Emotional incontinence happens when we temporarily and effectually loose control of our emotional composure.
My wife heard the verbal transaction that was more akin to an assault. My dualism began to bother me. No matter how justified I was in my position, the manner I handled the salesman was not. I waited a few minutes and went to take a temperature check of my wife. I wanted consolation from her. I asked her if she still thought of me as noble. She looked back at me blankly – which matched the words that did not proceed from her mouth. The blank look and wordless response confirmed my fear that I had not been noble at all. I already knew what I had to do and I had already decided not to do it. Then my wife’s the silence spoke too loudly for me to bear. I reviewed some of the particulars of the transaction’s misunderstandings with my wife. She poignantly asked me to call the salesman back. I did. I apologized to the man for how poorly and inappropriately I had treated him. Both transactions (appliance purchase and verbal assault) were cleared up. My wife heard that conversation too. As I hung up she said to me, “That is a noble man.”

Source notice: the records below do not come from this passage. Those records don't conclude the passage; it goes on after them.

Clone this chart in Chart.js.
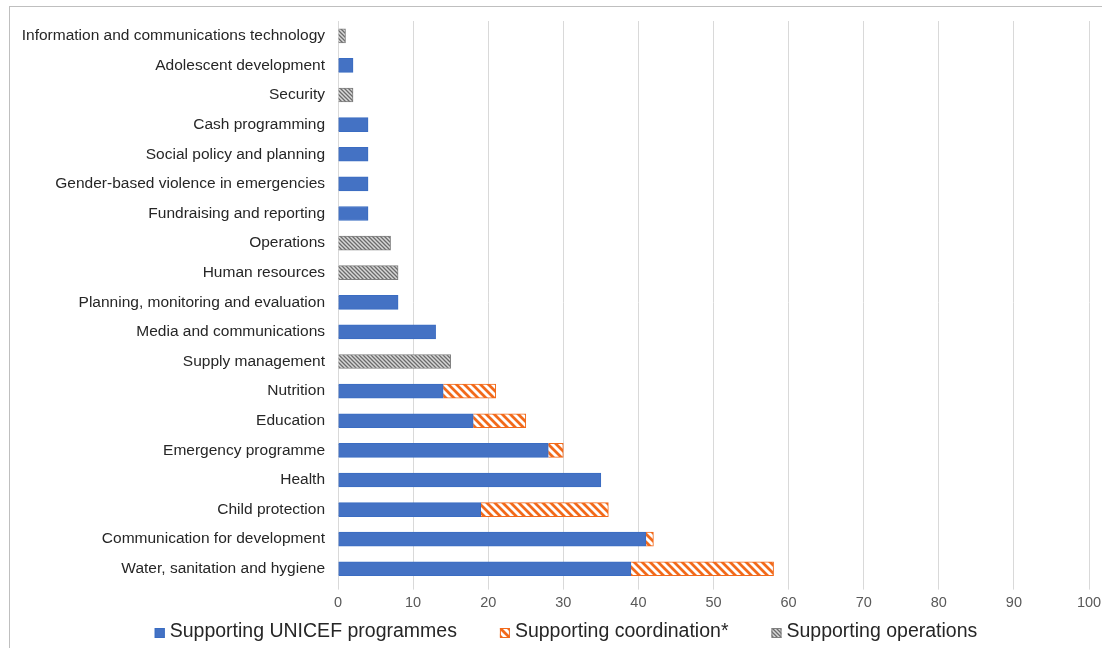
<!DOCTYPE html>
<html>
<head>
<meta charset="utf-8">
<script src="https://cdn.jsdelivr.net/npm/chart.js@4.4.1/dist/chart.umd.min.js"></script>
<style>
  html, body { margin: 0; padding: 0; background: #fff; }
  #wrap { position: relative; width: 1102px; height: 648px; overflow: hidden; }
  #frame { position: absolute; left: 9px; top: 6px; width: 1200px; height: 700px;
           border-left: 1px solid #bfbfbf; border-top: 1px solid #bfbfbf; }
  canvas { position: absolute; left: 0; top: 0; }
</style>
</head>
<body>
<div id="wrap">
  <div id="frame"></div>
  <canvas id="chart" width="1102" height="648"></canvas>
</div>
<script>
const categories = [
  'Information and communications technology',
  'Adolescent development',
  'Security',
  'Cash programming',
  'Social policy and planning',
  'Gender-based violence in emergencies',
  'Fundraising and reporting',
  'Operations',
  'Human resources',
  'Planning, monitoring and evaluation',
  'Media and communications',
  'Supply management',
  'Nutrition',
  'Education',
  'Emergency programme',
  'Health',
  'Child protection',
  'Communication for development',
  'Water, sanitation and hygiene'
];
const programmes   = [0, 2, 0, 4, 4, 4, 4, 0, 0, 8, 13, 0, 14, 18, 28, 35, 19, 41, 39];
const coordination = [0, 0, 0, 0, 0, 0, 0, 0, 0, 0, 0, 0, 7, 7, 2, 0, 17, 1, 19];
const operations   = [1, 0, 2, 0, 0, 0, 0, 7, 8, 0, 0, 15, 0, 0, 0, 0, 0, 0, 0];
const xTicks = [0, 10, 20, 30, 40, 50, 60, 70, 80, 90, 100];

// hatch patterns
function makeStripes(bg, fg, size, lineW) {
  const c = document.createElement('canvas');
  c.width = size; c.height = size;
  const g = c.getContext('2d');
  g.fillStyle = bg;
  g.fillRect(0, 0, size, size);
  g.strokeStyle = fg;
  g.lineWidth = lineW;
  g.beginPath();
  // "\" direction stripes
  g.moveTo(-size, 0); g.lineTo(size, 2 * size);
  g.moveTo(0, 0); g.lineTo(size, size);
  g.moveTo(0, -size); g.lineTo(2 * size, size);
  g.stroke();
  return document.getElementById('chart').getContext('2d').createPattern(c, 'repeat');
}
const orangeHatch = makeStripes('#ffffff', '#f26a1b', 8, 2.8);
const grayHatch = makeStripes('#d8d8d8', '#6b6b6b', 4, 1.3);

// legend drawn under the plot, laid out like the original (small box, tight gap)
const bottomLegend = {
  id: 'bottomLegend',
  afterDraw(chart) {
    const g = chart.ctx;
    const font = '19.5px "Liberation Sans"';
    const box = 10, gapText = 5, gapItem = 43, cy = 632;
    g.save();
    g.font = font;
    const items = chart.data.datasets.map(ds => ({
      ds: ds, w: box + gapText + g.measureText(ds.label).width
    }));
    const total = items.reduce((s, it) => s + it.w, 0) + gapItem * (items.length - 1);
    let x = 566 - total / 2;
    items.forEach(it => {
      g.fillStyle = it.ds.backgroundColor;
      g.fillRect(x, cy - box / 2 + 1, box, box);
      g.strokeStyle = it.ds.borderColor;
      g.lineWidth = 1;
      g.strokeRect(x + 0.5, cy - box / 2 + 1.5, box - 1, box - 1);
      g.fillStyle = '#262626';
      g.textBaseline = 'middle';
      g.fillText(it.ds.label, x + box + gapText, cy);
      x += it.w + gapItem;
    });
    g.restore();
  }
};

const ctx = document.getElementById('chart').getContext('2d');
new Chart(ctx, {
  type: 'bar',
  data: {
    labels: categories,
    datasets: [
      {
        label: 'Supporting UNICEF programmes',
        data: programmes,
        backgroundColor: '#4472c4',
        borderColor: '#3a6cc2',
        borderWidth: 1,
        barThickness: 14
      },
      {
        label: 'Supporting coordination*',
        data: coordination,
        backgroundColor: orangeHatch,
        borderColor: '#f26a1b',
        borderWidth: 1,
        barThickness: 14
      },
      {
        label: 'Supporting operations',
        data: operations,
        backgroundColor: grayHatch,
        borderColor: '#7f7f7f',
        borderWidth: 1,
        barThickness: 14
      }
    ]
  },
  options: {
    indexAxis: 'y',
    responsive: false,
    animation: false,
    layout: { padding: { top: 21, right: 13, left: 0, bottom: 31 } },
    scales: {
      x: {
        stacked: true,
        min: 0,
        max: 100,
        afterBuildTicks: function(scale) {
          scale.ticks = xTicks.map(v => ({ value: v }));
        },
        afterFit: function(scale) { scale.paddingRight = 0; },
        grid: { color: '#d9d9d9', lineWidth: 1, tickLength: 6, drawTicks: true },
        border: { display: false },
        ticks: { color: '#595959', font: { family: 'Liberation Sans', size: 14.5 }, padding: 5 }
      },
      y: {
        stacked: true,
        afterFit: function(scale) { scale.width = 338; },
        grid: { display: false },
        border: { display: false },
        ticks: { color: '#262626', font: { family: 'Liberation Sans', size: 15.5 }, padding: 5, autoSkip: false }
      }
    },
    plugins: {
      legend: { display: false },
      tooltip: { enabled: false }
    }
  },
  plugins: [bottomLegend]
});
</script>
</body>
</html>
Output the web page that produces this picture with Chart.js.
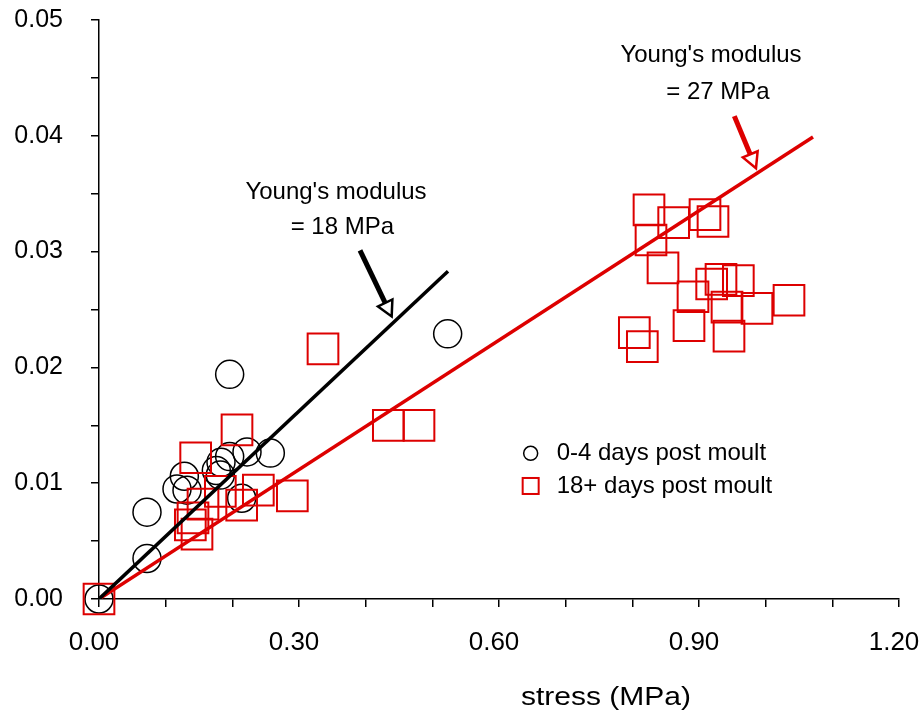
<!DOCTYPE html>
<html>
<head>
<meta charset="utf-8">
<script src="https://cdn.jsdelivr.net/npm/chart.js@4"></script>
<style>
  html, body { margin: 0; padding: 0; background: #fff; }
  #wrap { width: 924px; height: 715px; }
</style>
</head>
<body>
<div id="wrap"><canvas id="myChart" width="924" height="715"></canvas></div>
<script>
// 0-4 days post moult (circles)
const softStress = [0, 0.072, 0.072, 0.117, 0.128, 0.132, 0.176, 0.182, 0.183, 0.196, 0.222, 0.257, 0.214, 0.196, 0.523];
const softStrain = [0, 0.0035, 0.0075, 0.0095, 0.0106, 0.0094, 0.0111, 0.0107, 0.0118, 0.0123, 0.0127, 0.0126, 0.0087, 0.0194, 0.0229];

// 18+ days post moult (squares)
const hardStress = [0, 0.145, 0.207, 0.336, 0.239, 0.290, 0.214, 0.182, 0.156, 0.141, 0.137, 0.147,
  0.434, 0.480,
  0.825, 0.862, 0.909, 0.921, 0.828, 0.846, 0.919, 0.933, 0.959, 0.891, 0.942, 0.987, 1.035, 0.885, 0.945, 0.803, 0.815];
const hardStrain = [0, 0.0122, 0.0146, 0.0216, 0.0094, 0.0089, 0.0081, 0.0093, 0.0082, 0.0070, 0.0064, 0.0056,
  0.0150, 0.0150,
  0.0336, 0.0325, 0.0332, 0.0326, 0.0310, 0.0286, 0.0272, 0.0276, 0.0275, 0.0261, 0.0252, 0.0251, 0.0258, 0.0236, 0.0227, 0.0230, 0.0218];

// fitted lines
const softFitX = [0, 0.5235];
const softFitY = [0, 0.0283];
const hardFitX = [0, 1.071];
const hardFitY = [0, 0.0399];

const legendLabels = ['0-4 days post moult', '18+ days post moult'];
const xTitle = 'stress (MPa)';

const RED = 'rgb(221,0,0)';
const FONT = '"Liberation Sans", Arial, sans-serif';

const toPoints = (xs, ys) => xs.map((x, i) => ({ x: x, y: ys[i] }));

// arrows + labels, given in data units
const notes = [
  { lines: ["Young's modulus", '= 18 MPa'], pos: [[0.3555, 0.03515], [0.365, 0.0321]],
    tail: [0.3915, 0.0301], tip: [0.439, 0.0244], color: '#000' },
  { lines: ["Young's modulus", '= 27 MPa'], pos: [[0.918, 0.04698], [0.9285, 0.04378]],
    tail: [0.953, 0.0417], tip: [0.9855, 0.0372], color: RED }
];

function drawArrow(ctx, x1, y1, x2, y2, color) {
  const ang = Math.atan2(y2 - y1, x2 - x1);
  const headLen = 15, headW = 8;
  const bx = x2 - headLen * Math.cos(ang), by = y2 - headLen * Math.sin(ang);
  ctx.save();
  ctx.strokeStyle = color;
  ctx.lineWidth = 5;
  ctx.beginPath();
  ctx.moveTo(x1, y1);
  ctx.lineTo(bx, by);
  ctx.stroke();
  ctx.beginPath();
  ctx.moveTo(x2, y2);
  ctx.lineTo(bx + headW * Math.sin(ang), by - headW * Math.cos(ang));
  ctx.lineTo(bx - headW * Math.sin(ang), by + headW * Math.cos(ang));
  ctx.closePath();
  ctx.fillStyle = '#fff';
  ctx.fill();
  ctx.lineWidth = 2.5;
  ctx.lineJoin = 'miter';
  ctx.stroke();
  ctx.restore();
}

const extras = {
  id: 'extras',
  afterDraw(chart) {
    const ctx = chart.ctx;
    const xs = chart.scales.x, ys = chart.scales.y;
    const px = v => xs.getPixelForValue(v);
    const py = v => ys.getPixelForValue(v);

    ctx.save();
    ctx.fillStyle = '#000';
    ctx.textAlign = 'center';
    ctx.textBaseline = 'middle';
    ctx.font = '24px ' + FONT;
    notes.forEach(n => {
      n.lines.forEach((t, i) => ctx.fillText(t, px(n.pos[i][0]), py(n.pos[i][1])));
      drawArrow(ctx, px(n.tail[0]), py(n.tail[1]), px(n.tip[0]), py(n.tip[1]), n.color);
    });

    // legend
    const lx = px(0.6475), tx = px(0.6865);
    const l1 = py(0.01258), l2 = py(0.00976);
    ctx.lineWidth = 1.5;
    ctx.strokeStyle = '#000';
    ctx.beginPath();
    ctx.arc(lx, l1, 7, 0, Math.PI * 2);
    ctx.stroke();
    ctx.lineWidth = 2;
    ctx.strokeStyle = RED;
    ctx.strokeRect(lx - 8, l2 - 8, 16, 16);
    ctx.textAlign = 'left';
    ctx.font = '24px ' + FONT;
    ctx.fillStyle = '#000';
    ctx.fillText(legendLabels[0], tx, l1);
    ctx.fillText(legendLabels[1], tx, l2);

    // x axis title
    ctx.translate(606, 705);
    ctx.scale(1.2, 1);
    ctx.textAlign = 'center';
    ctx.textBaseline = 'alphabetic';
    ctx.font = '25px ' + FONT;
    ctx.fillText(xTitle, 0, 0);
    ctx.restore();
  }
};

function noPad(s) {
  s.paddingTop = 0;
  s.paddingBottom = 0;
  s.paddingLeft = 0;
  s.paddingRight = 0;
}

new Chart(document.getElementById('myChart'), {
  type: 'scatter',
  data: {
    datasets: [
      {
        type: 'line',
        data: toPoints(softFitX, softFitY),
        borderColor: '#000',
        borderWidth: 3.5,
        pointRadius: 0,
        fill: false,
        order: 0
      },
      {
        type: 'line',
        data: toPoints(hardFitX, hardFitY),
        borderColor: RED,
        borderWidth: 3.5,
        pointRadius: 0,
        fill: false,
        order: 0
      },
      {
        label: legendLabels[0],
        data: toPoints(softStress, softStrain),
        pointStyle: 'circle',
        pointRadius: 14,
        borderColor: '#000',
        backgroundColor: 'rgba(0,0,0,0)',
        borderWidth: 1.5,
        clip: false,
        order: 2
      },
      {
        label: legendLabels[1],
        data: toPoints(hardStress, hardStrain),
        pointStyle: 'rect',
        pointRadius: 21.7,
        borderColor: RED,
        backgroundColor: 'rgba(0,0,0,0)',
        borderWidth: 2,
        clip: false,
        order: 1
      }
    ]
  },
  options: {
    responsive: false,
    animation: false,
    events: [],
    layout: { autoPadding: false, padding: { top: 20, right: 25, left: 0, bottom: 0 } },
    plugins: { legend: { display: false }, tooltip: { enabled: false } },
    scales: {
      x: {
        type: 'linear',
        min: 0,
        max: 1.2,
        afterFit: s => { s.height = 116; noPad(s); },
        border: { display: true, color: '#000', width: 1.5 },
        grid: { drawOnChartArea: false, drawTicks: true, tickLength: 8, color: '#000', lineWidth: 1.5 },
        ticks: {
          stepSize: 0.1,
          padding: 20,
          labelOffset: -5,
          color: '#000',
          font: { family: FONT, size: 26 },
          maxRotation: 0,
          autoSkip: false,
          callback: v => (Math.round(v * 10) % 3 === 0 ? v.toFixed(2) : '')
        }
      },
      y: {
        type: 'linear',
        min: 0,
        max: 0.05,
        afterFit: s => { s.width = 99; noPad(s); },
        border: { display: true, color: '#000', width: 1.5 },
        grid: { drawOnChartArea: false, drawTicks: true, tickLength: 8, color: '#000', lineWidth: 1.5 },
        ticks: {
          stepSize: 0.005,
          padding: 28,
          color: '#000',
          font: { family: FONT, size: 25 },
          autoSkip: false,
          callback: v => (Math.round(v * 1000) % 10 === 0 ? v.toFixed(2) : '')
        }
      }
    }
  },
  plugins: [extras]
});
</script>
</body>
</html>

As I rehashed the incident, I was greatly disappointed and frustrated with my dualism. I really did think I had matured past that type of aggression and temper-tantrumming. The disappointment and frustration was intensified because I had just completed reading thousands of pages on Emotional Intelligence for this very paper. Was I really that emotionally fragile – still? Was I really that intemperate? How could I let myself get away from myself – and so quickly and resolutely?
This dualism is part of our human condition. It has many names in both the religiousand the secular worlds. In the Judeo-Christian circles, the dualism is described as the battle between holiness and sin or the battle between the flesh and the spirit. This is the battle between who we know we could be and who we are. It is the battle between how we could behave as image-bearers of God and imitators of Jesus and how we really behave, especially in the unanticipated moments when something from somewhere springs out of us that is less than we hope for from ourselves and less than we know is residing in us. That is when we have one of those moments.